JERUSALEM — A cultural war has erupted between Israel's rising political star and his ultra-Orthodox rivals.
Newly minted Finance Minister Yair Lapid, hugely popular for opposing the long-standing preferential treatment enjoyed by the religious minority, is moving swiftly to slash state handouts to large families, compel lifelong seminary students to work and join the army, and remove funding for schools that don't teach math, science and English.
The religious — labeled "parasites" by one Lapid emissary this week — are crying foul. But they appear helpless, at least in the short run, to stop Lapid from pressing his agenda.
For most of the last three decades, the country's small ultra-Orthodox minority sat in governing coalitions, securing vast budgets for religious schools and automatic exemptions from mandatory military service for tens of thousands of young men in full-time religious studies.
Tapping into widespread resentment over these expensive perks, Lapid made a strong showing in January elections. His new Yesh Atid, or There is a Future, party finished second in the voting, turning him into the newest star of Israeli politics and propelling him to a senior position in the governing coalition.

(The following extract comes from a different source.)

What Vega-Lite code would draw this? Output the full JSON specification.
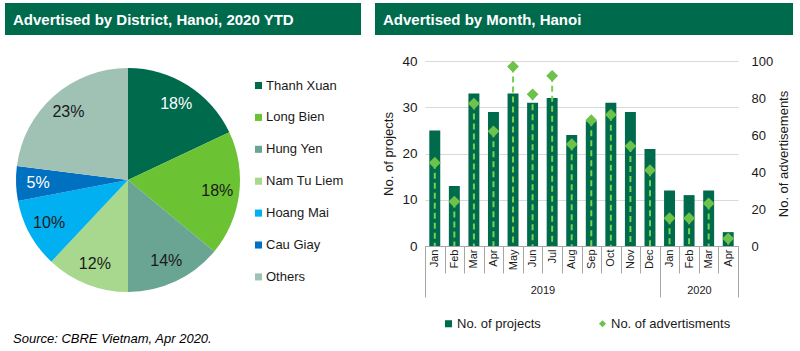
{
  "$schema": "https://vega.github.io/schema/vega-lite/v6.json",
  "padding": {"left": 5, "top": 3, "right": 0, "bottom": 0},
  "config": {
    "font": "Liberation Sans",
    "view": {"stroke": null},
    "axis": {"labelColor": "#1a1a1a", "titleColor": "#1a1a1a", "titleFontWeight": "normal"},
    "legend": {"labelColor": "#1a1a1a"}
  },
  "title": {
    "text": "Source: CBRE Vietnam, Apr 2020.",
    "orient": "bottom",
    "anchor": "start",
    "fontStyle": "italic",
    "fontWeight": "normal",
    "fontSize": 13,
    "color": "#000000",
    "offset": 2,
    "dx": 8
  },
  "spacing": 19,
  "resolve": {"scale": {"color": "independent"}},
  "vconcat": [
    {
      "spacing": 14,
      "hconcat": [
        {
          "width": 356,
          "height": 32,
          "data": {"values": [{"header": "Advertised by District, Hanoi, 2020 YTD"}]},
          "view": {"fill": "#006A4D", "stroke": null},
          "mark": {"type": "text", "align": "left", "baseline": "alphabetic", "color": "#ffffff", "fontSize": 15, "fontWeight": "bold"},
          "encoding": {
            "text": {"field": "header"},
            "x": {"value": 8},
            "y": {"value": 22}
          }
        },
        {
          "width": 418,
          "height": 32,
          "data": {"values": [{"header": "Advertised by Month, Hanoi"}]},
          "view": {"fill": "#006A4D", "stroke": null},
          "mark": {"type": "text", "align": "left", "baseline": "alphabetic", "color": "#ffffff", "fontSize": 15, "fontWeight": "bold"},
          "encoding": {
            "text": {"field": "header"},
            "x": {"value": 8},
            "y": {"value": 22}
          }
        }
      ]
    },
    {
      "spacing": 38,
      "resolve": {"scale": {"color": "independent"}},
      "hconcat": [
        {
          "width": 246,
          "height": 238,
          "data": {
            "values": [
              {"district": "Thanh Xuan", "share": 0.18, "idx": 1},
              {"district": "Long Bien", "share": 0.18, "idx": 2},
              {"district": "Hung Yen", "share": 0.14, "idx": 3},
              {"district": "Nam Tu Liem", "share": 0.12, "idx": 4},
              {"district": "Hoang Mai", "share": 0.10, "idx": 5},
              {"district": "Cau Giay", "share": 0.05, "idx": 6},
              {"district": "Others", "share": 0.23, "idx": 7}
            ]
          },
          "encoding": {
            "theta": {"field": "share", "type": "quantitative", "stack": true},
            "order": {"field": "idx", "type": "quantitative"},
            "color": {
              "field": "district",
              "type": "nominal",
              "scale": {
                "domain": ["Thanh Xuan", "Long Bien", "Hung Yen", "Nam Tu Liem", "Hoang Mai", "Cau Giay", "Others"],
                "range": ["#006A4D", "#6BC232", "#6AA594", "#A8D88E", "#00B0F0", "#0070C0", "#9FC2B5"]
              },
              "legend": {
                "orient": "none",
                "legendX": 247,
                "legendY": 18,
                "title": null,
                "symbolType": "square",
                "symbolSize": 50,
                "labelFontSize": 13,
                "rowPadding": 17.9,
                "labelOffset": 1,
                "padding": 0
              }
            }
          },
          "layer": [
            {"mark": {"type": "arc", "outerRadius": 112}},
            {
              "mark": {"type": "text", "radius": 90, "fontSize": 16},
              "encoding": {
                "text": {"field": "share", "type": "quantitative", "format": ".0%"},
                "color": {
                  "condition": {"test": "datum.district == 'Thanh Xuan' || datum.district == 'Cau Giay'", "value": "#ffffff"},
                  "value": "#1a1a1a"
                }
              }
            }
          ]
        },
        {
          "width": 313,
          "height": 185,
          "data": {
            "values": [
              {"period": "Jan 2019", "projects": 25, "ads": 45},
              {"period": "Feb 2019", "projects": 13, "ads": 24},
              {"period": "Mar 2019", "projects": 33, "ads": 77},
              {"period": "Apr 2019", "projects": 29, "ads": 62},
              {"period": "May 2019", "projects": 33, "ads": 97},
              {"period": "Jun 2019", "projects": 31, "ads": 82},
              {"period": "Jul 2019", "projects": 32, "ads": 92},
              {"period": "Aug 2019", "projects": 24, "ads": 55},
              {"period": "Sep 2019", "projects": 27, "ads": 68},
              {"period": "Oct 2019", "projects": 31, "ads": 71},
              {"period": "Nov 2019", "projects": 29, "ads": 54},
              {"period": "Dec 2019", "projects": 21, "ads": 41},
              {"period": "Jan 2020", "projects": 12, "ads": 15},
              {"period": "Feb 2020", "projects": 11, "ads": 15},
              {"period": "Mar 2020", "projects": 12, "ads": 23},
              {"period": "Apr 2020", "projects": 3, "ads": 4}
            ]
          },
          "layer": [
            {
              "mark": {"type": "bar", "width": {"band": 0.56}},
              "encoding": {
                "x": {
                  "field": "period",
                  "type": "nominal",
                  "sort": null,
                  "scale": {"paddingInner": 0, "paddingOuter": 0},
                  "axis": {
                    "orient": "bottom",
                    "title": null,
                    "labelExpr": "isString(datum.value) ? split(datum.value, ' ')[0] : ''",
                    "labelAngle": -90,
                    "labelAlign": "right",
                    "labelBaseline": "middle",
                    "labelPadding": -24,
                    "labelFontSize": 11,
                    "labelOverlap": false,
                    "tickBand": "extent",
                    "tickSize": 27,
                    "tickColor": "#A6A6A6",
                    "domainColor": "#A6A6A6",
                    "grid": false
                  }
                },
                "y": {
                  "field": "projects",
                  "type": "quantitative",
                  "scale": {"domain": [0, 40]},
                  "axis": {
                    "orient": "left",
                    "title": "No. of projects",
                    "values": [0, 10, 20, 30, 40],
                    "domain": false,
                    "ticks": false,
                    "labelPadding": 8,
                    "labelFontSize": 13.5,
                    "titleFontSize": 13,
                    "titlePadding": 6,
                    "grid": true,
                    "gridColor": "#D9D9D9"
                  }
                },
                "color": {
                  "datum": "No. of projects",
                  "type": "nominal",
                  "scale": {"domain": ["No. of projects", "No. of advertisments"], "range": ["#006A4D", "#6CC24A"]},
                  "legend": {
                    "orient": "none",
                    "legendX": 17,
                    "legendY": 256,
                    "direction": "horizontal",
                    "title": null,
                    "symbolSize": 50,
                    "labelFontSize": 13,
                    "labelOffset": 2,
                    "columnPadding": 55,
                    "padding": 0,
                    "encode": {
                      "symbols": {
                        "update": {
                          "shape": {"signal": "datum.value === 'No. of projects' ? 'square' : 'diamond'"}
                        }
                      }
                    }
                  }
                }
              }
            },
            {
              "encoding": {
                "x": {
                  "field": "period",
                  "type": "nominal",
                  "sort": null,
                  "scale": {"paddingInner": 0, "paddingOuter": 0},
                  "axis": {
                    "orient": "bottom",
                    "title": null,
                    "labelExpr": "datum.value == 'Jul 2019' ? '2019' : datum.value == 'Mar 2020' ? '2020' : ''",
                    "labelAngle": 0,
                    "labelAlign": "center",
                    "labelBaseline": "top",
                    "labelOffset": -9.78,
                    "labelPadding": -13,
                    "labelFontSize": 11,
                    "labelOverlap": false,
                    "tickBand": "extent",
                    "tickSize": 51,
                    "tickColor": {
                      "condition": {"test": "datum.index < 0 || datum.value == 'Dec 2019' || datum.value == 'Apr 2020'", "value": "#A6A6A6"},
                      "value": "transparent"
                    },
                    "domain": false,
                    "grid": false
                  }
                },
                "y": {
                  "field": "ads",
                  "type": "quantitative",
                  "scale": {"domain": [0, 100]},
                  "axis": {
                    "orient": "right",
                    "title": "No. of advertisements",
                    "values": [0, 20, 40, 60, 80, 100],
                    "domain": false,
                    "ticks": false,
                    "grid": false,
                    "labelPadding": 13,
                    "labelFontSize": 13,
                    "titleFontSize": 13,
                    "titleAngle": 270,
                    "titleBaseline": "top",
                    "titlePadding": 5
                  }
                }
              },
              "layer": [
                {
                  "mark": {"type": "rule", "strokeDash": [6, 4], "strokeWidth": 2, "color": "#78D04F"},
                  "encoding": {"y2": {"datum": 0}}
                },
                {
                  "mark": {"type": "point", "shape": "diamond", "filled": true, "size": 140, "opacity": 1},
                  "encoding": {
                    "color": {"datum": "No. of advertisments", "type": "nominal"}
                  }
                }
              ]
            }
          ],
          "resolve": {"scale": {"y": "independent"}, "axis": {"x": "independent"}}
        }
      ]
    }
  ]
}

The religious parties, meanwhile, were pushed into the opposition.
Lapid, facing a yawning deficit, has moved quickly to drastically slash budgets favoring the ultra-Orthodox.
"I say, let there be war," Lapid said in a speech Wednesday.
According to a draft of planned reforms viewed by The Associated Press, the Finance Ministry has proposed cutting in half government subsidies to religious schools that do not teach a core curriculum including math, science and English, and boosting funding for schools that do. It also seeks to allow subsidies for child day care only if both parents work — an effort to entice ultra-Orthodox men who study religious texts full time to join the job market.
A parliamentary committee headed by Yesh Atid Cabinet Minister Yaakov Peri also proposes cutting 30 percent of funding to ultra-Orthodox religious seminaries and introducing legislation to end most military draft exemptions, Israeli media reported this week.
A spokesman for Peri declined comment, and Boaz Stembler, spokesman of the Finance Ministry, said the draft budget proposal is not final.
Lapid, whose late father led a secular-rights party a decade ago, has said the benefits the ultra-Orthodox have accumulated are unsustainable.
"If hundreds of thousands of healthy people do not work, and live on pensions arranged for them by means of immoral political agreements, then we have sold the interests of the working man, and we must change this," Lapid told a Tel Aviv conference this week.
Lapid sparred with ultra-Orthodox lawmaker Moshe Gafni during a budget debate on Monday, accusing Gafni, who headed the parliament's finance committee in the previous government, of causing the huge deficit.
"You are no longer chairman of the finance committee, because we are fed up with taking orders from you," Lapid said.
Gafni criticized Lapid for issuing statements on Facebook on Saturdays, the Jewish sabbath, when religious Jews refrain from working and using the Internet. Government officials, even those who are not religious, have long refrained from making public statements on the sabbath.
"I don't tell you what to do on the sabbath and you don't tell me what to do on the sabbath," Lapid replied.
He then accused the ultra-Orthodox of encouraging large birth rates in order to take advantage of state child subsidies.